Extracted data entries
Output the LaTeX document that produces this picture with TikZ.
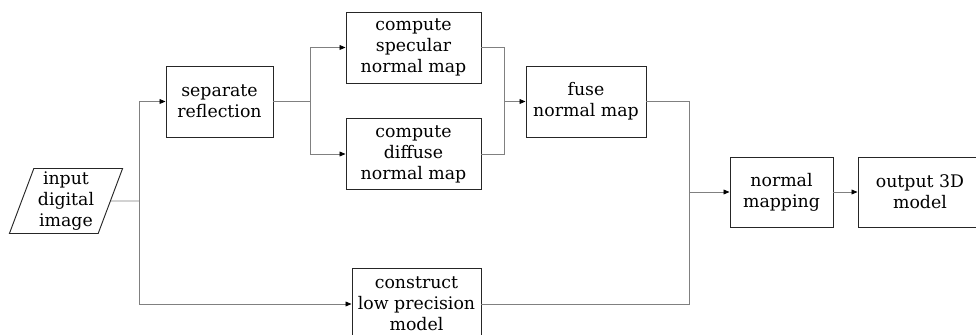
\documentclass[tikz,border=0pt]{standalone}
\usepackage{fontspec}
\setmainfont{DejaVu Serif}
\usepackage{tikz}
\usetikzlibrary{arrows.meta,shapes.geometric}

\tikzset{
    block/.style={draw=black!85,line width=0.7pt,align=center,inner sep=1pt,
                  minimum height=53.25pt,font=\fontsize{13}{15.75}\selectfont},
    link/.style={draw=black!50,line width=0.6pt},
    flow/.style={link,-{Triangle[length=4.5pt,width=3.6pt,black]}},
}

\begin{document}
\begin{tikzpicture}[x=0.75pt,y=-0.75pt]
        \useasboundingbox (0,0) rectangle (976,335);
        \clip (0,0) rectangle (976,335);

        \node (Input)     at (66,201)      [block,shape=trapezium,trapezium left angle=70,
                                           trapezium right angle=110,trapezium stretches=true,
                                           minimum width=85.5pt,minimum height=48.75pt] {input\\digital\\image};
        \node (Sep)       at (219.5,101.5) [block,minimum width=80.25pt] {separate\\reflection};
        \node (Spec)      at (413.5,47.5)  [block,minimum width=101.25pt] {compute\\specular\\normal map};
        \node (Diff)      at (413.5,154)   [block,minimum width=101.25pt] {compute\\diffuse\\normal map};
        \node (Fuse)      at (586,101.5)   [block,minimum width=90pt] {fuse\\normal map};
        \node (Construct) at (416.5,304)   [block,minimum width=96.75pt] {construct\\low precision\\model};
        \node (Map)       at (781.5,192)   [block,minimum width=77.25pt,minimum height=52.5pt] {normal\\mapping};
        \node (Output)    at (920,192)     [block,minimum width=93pt,minimum height=52.5pt] {output 3D\\model};

        \coordinate (Jin)   at (139,201);
        \coordinate (Jsep)  at (310,101.5);
        \coordinate (Jfuse) at (504,101.5);
        \coordinate (Jout)  at (689,192);

        % input splits into the two branches
        \draw[link] (Input.east) -- (Jin);
        \draw[flow] (Jin) |- (Sep.west);
        \draw[flow] (Jin) |- (Construct.west);

        % specular / diffuse split and merge
        \draw[link] (Sep.east) -- (Jsep);
        \draw[flow] (Jsep) |- (Spec.west);
        \draw[flow] (Jsep) |- (Diff.west);
        \draw[link] (Spec.east) -| (Jfuse);
        \draw[link] (Diff.east) -| (Jfuse);
        \draw[flow] (Jfuse) -- (Fuse.west);

        % both models meet before the mapping step
        \draw[link] (Fuse.east) -| (Jout);
        \draw[link] (Construct.east) -| (Jout);
        \draw[flow] (Jout) -- (Map.west);
        \draw[flow] (Map) -- (Output);
    \end{tikzpicture}
\end{document}
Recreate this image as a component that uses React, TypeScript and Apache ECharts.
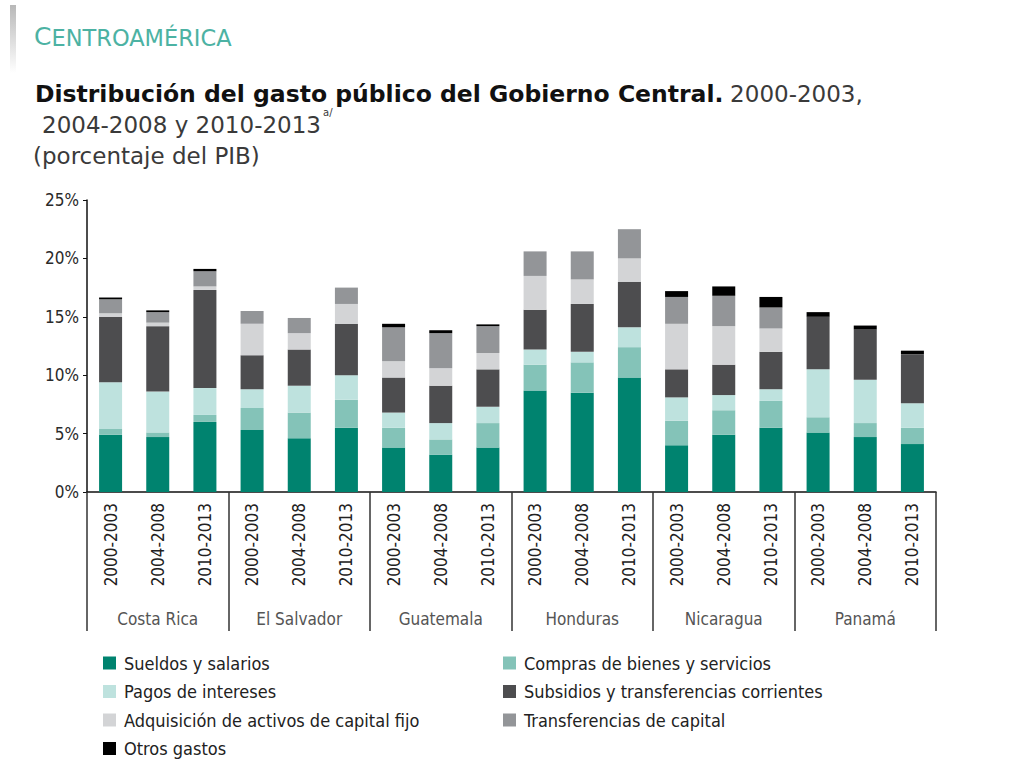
import React, { useEffect, useRef } from "react";
import * as echarts from "echarts";

const countries = ["Costa Rica", "El Salvador", "Guatemala", "Honduras", "Nicaragua", "Panamá"];
const periods = ["2000-2003", "2004-2008", "2010-2013"];
const categories = countries.flatMap(() => periods);

const seriesNames = [
  "Sueldos y salarios",
  "Compras de bienes y servicios",
  "Pagos de intereses",
  "Subsidios y transferencias corrientes",
  "Adquisición de activos de capital fijo",
  "Transferencias de capital",
  "Otros gastos",
];

const sueldos = [4.9, 4.7, 6.0, 5.3, 4.6, 5.5, 3.8, 3.2, 3.8, 8.7, 8.5, 9.8, 4.0, 4.9, 5.5, 5.1, 4.7, 4.1];
const compras = [0.5, 0.4, 0.6, 1.9, 2.2, 2.4, 1.7, 1.3, 2.1, 2.2, 2.6, 2.6, 2.1, 2.1, 2.3, 1.3, 1.2, 1.4];
const intereses = [4.0, 3.5, 2.3, 1.6, 2.3, 2.1, 1.3, 1.4, 1.4, 1.3, 0.9, 1.7, 2.0, 1.3, 1.0, 4.1, 3.7, 2.1];
const subsidios = [5.6, 5.6, 8.4, 2.9, 3.1, 4.4, 3.0, 3.2, 3.2, 3.4, 4.1, 3.9, 2.4, 2.6, 3.2, 4.5, 4.3, 4.2];
const adquisicion = [0.3, 0.3, 0.3, 2.7, 1.4, 1.7, 1.4, 1.5, 1.4, 2.9, 2.1, 2.0, 3.9, 3.3, 2.0, 0, 0, 0];
const transferencias = [1.2, 0.9, 1.3, 1.1, 1.3, 1.4, 2.9, 3.0, 2.3, 2.1, 2.4, 2.5, 2.3, 2.6, 1.8, 0, 0, 0];
const otros = [0.15, 0.15, 0.2, 0, 0, 0, 0.3, 0.25, 0.15, 0, 0, 0, 0.5, 0.8, 0.9, 0.4, 0.35, 0.3];

const yTicks = { min: 0, max: 25, interval: 5 };

const seriesData = [sueldos, compras, intereses, subsidios, adquisicion, transferencias, otros];
const colors = ["#00836f", "#84c3b8", "#bee2de", "#4d4d4f", "#d3d4d6", "#939598", "#000000"];

const COND = "'Liberation Sans Narrow', 'DejaVu Sans Condensed', 'Roboto Condensed', 'Arial Narrow', sans-serif";
const DV = "'DejaVu Sans', 'Open Sans', sans-serif";

export default function App() {
  const ref = useRef<HTMLDivElement>(null);
  useEffect(() => {
    if (!ref.current) return;
    const chart = echarts.init(ref.current, null, { renderer: "svg" });
    const legendCommon = {
      orient: "vertical",
      itemWidth: 13,
      itemHeight: 13,
      itemGap: 8.5,
      padding: 0,
      icon: "rect",
      selectedMode: false,
      textStyle: { fontFamily: COND, fontSize: 18, color: "#222", lineHeight: 20, padding: [0, 0, 0, 3] },
    };
    chart.setOption({
      animation: false,
      backgroundColor: "#ffffff",
      grid: { left: 87, right: 88, top: 200, bottom: 269, containLabel: false },
      legend: [
        { ...legendCommon, left: 103, top: 653, data: [seriesNames[0], seriesNames[2], seriesNames[4], seriesNames[6]] },
        { ...legendCommon, left: 503, top: 653, data: [seriesNames[1], seriesNames[3], seriesNames[5]] },
      ],
      xAxis: [
        {
          type: "category",
          data: categories,
          position: "bottom",
          axisLine: { show: true, lineStyle: { color: "#111", width: 1.5 } },
          axisTick: { show: false },
          axisLabel: { interval: 0, rotate: 90, margin: 11, fontFamily: COND, fontSize: 17, color: "#222" },
        },
        {
          type: "category",
          data: countries,
          position: "bottom",
          axisLine: { show: false },
          axisTick: { show: true, interval: 0, length: 139, lineStyle: { color: "#333", width: 1.5 } },
          axisLabel: { interval: 0, margin: 118, fontFamily: COND, fontSize: 17, color: "#555" },
        },
      ],
      yAxis: {
        type: "value",
        min: yTicks.min,
        max: yTicks.max,
        interval: yTicks.interval,
        axisLine: { show: true, lineStyle: { color: "#111", width: 1.5 } },
        axisTick: { show: true, length: 4, lineStyle: { color: "#111" } },
        splitLine: { show: false },
        axisLabel: { formatter: "{value}%", margin: 8, fontFamily: COND, fontSize: 17, color: "#2a2a2a" },
      },
      series: seriesNames.map((name, i) => ({
        name,
        type: "bar",
        stack: "total",
        xAxisIndex: 0,
        barWidth: 23,
        itemStyle: { color: colors[i] },
        data: seriesData[i],
      })),
      graphic: [
        {
          type: "rect",
          shape: { x: 10, y: 5, width: 6, height: 68 },
          style: {
            fill: new echarts.graphic.LinearGradient(0, 0, 0, 1, [
              { offset: 0, color: "#b8b8b8" },
              { offset: 1, color: "#ffffff" },
            ]),
          },
        },
        {
          type: "text",
          x: 34,
          y: 49,
          style: {
            text: "{a|C}{b|ENTROAMÉRICA}",
            textVerticalAlign: "bottom",
            rich: {
              a: { fontFamily: DV, fontSize: 25, fill: "#4cb2a3", verticalAlign: "bottom" },
              b: { fontFamily: DV, fontSize: 22.5, fill: "#4cb2a3", verticalAlign: "bottom" },
            },
          },
        },
        {
          type: "text",
          x: 35,
          y: 94,
          style: {
            text: "{t|Distribución del gasto público del Gobierno Central.}  {n|2000-2003,}",
            textVerticalAlign: "middle",
            rich: {
              t: { fontFamily: DV, fontSize: 23.5, fontWeight: "bold", fill: "#111" },
              n: { fontFamily: DV, fontSize: 23, fill: "#3a3a3a" },
            },
          },
        },
        {
          type: "text",
          x: 42,
          y: 125,
          style: { text: "2004-2008 y 2010-2013", fontFamily: DV, fontSize: 23, fill: "#3a3a3a", textVerticalAlign: "middle" },
        },
        {
          type: "text",
          x: 323,
          y: 112,
          style: { text: "a/", fontFamily: DV, fontSize: 10, fill: "#3a3a3a", textVerticalAlign: "middle" },
        },
        {
          type: "text",
          x: 33,
          y: 156,
          style: { text: "(porcentaje del PIB)", fontFamily: DV, fontSize: 23, fill: "#3a3a3a", textVerticalAlign: "middle" },
        },
      ],
    });
    return () => chart.dispose();
  }, []);
  return <div ref={ref} style={{ position: "absolute", left: 0, top: 0, width: 1024, height: 761 }} />;
}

What the exercise asks:
Starting at the first line of the entries, restate word for word everything through the line that holds "(Jin) |- (Construct.west);", both ends included, but omit any pictures.

Answer to this exercise:
Output the LaTeX document that produces this picture with TikZ.
\documentclass[tikz,border=0pt]{standalone}
\usepackage{fontspec}
\setmainfont{DejaVu Serif}
\usepackage{tikz}
\usetikzlibrary{arrows.meta,shapes.geometric}

\tikzset{
    block/.style={draw=black!85,line width=0.7pt,align=center,inner sep=1pt,
                  minimum height=53.25pt,font=\fontsize{13}{15.75}\selectfont},
    link/.style={draw=black!50,line width=0.6pt},
    flow/.style={link,-{Triangle[length=4.5pt,width=3.6pt,black]}},
}

\begin{document}
\begin{tikzpicture}[x=0.75pt,y=-0.75pt]
        \useasboundingbox (0,0) rectangle (976,335);
        \clip (0,0) rectangle (976,335);

        \node (Input)     at (66,201)      [block,shape=trapezium,trapezium left angle=70,
                                           trapezium right angle=110,trapezium stretches=true,
                                           minimum width=85.5pt,minimum height=48.75pt] {input\\digital\\image};
        \node (Sep)       at (219.5,101.5) [block,minimum width=80.25pt] {separate\\reflection};
        \node (Spec)      at (413.5,47.5)  [block,minimum width=101.25pt] {compute\\specular\\normal map};
        \node (Diff)      at (413.5,154)   [block,minimum width=101.25pt] {compute\\diffuse\\normal map};
        \node (Fuse)      at (586,101.5)   [block,minimum width=90pt] {fuse\\normal map};
        \node (Construct) at (416.5,304)   [block,minimum width=96.75pt] {construct\\low precision\\model};
        \node (Map)       at (781.5,192)   [block,minimum width=77.25pt,minimum height=52.5pt] {normal\\mapping};
        \node (Output)    at (920,192)     [block,minimum width=93pt,minimum height=52.5pt] {output 3D\\model};

        \coordinate (Jin)   at (139,201);
        \coordinate (Jsep)  at (310,101.5);
        \coordinate (Jfuse) at (504,101.5);
        \coordinate (Jout)  at (689,192);

        % input splits into the two branches
        \draw[link] (Input.east) -- (Jin);
        \draw[flow] (Jin) |- (Sep.west);
        \draw[flow] (Jin) |- (Construct.west);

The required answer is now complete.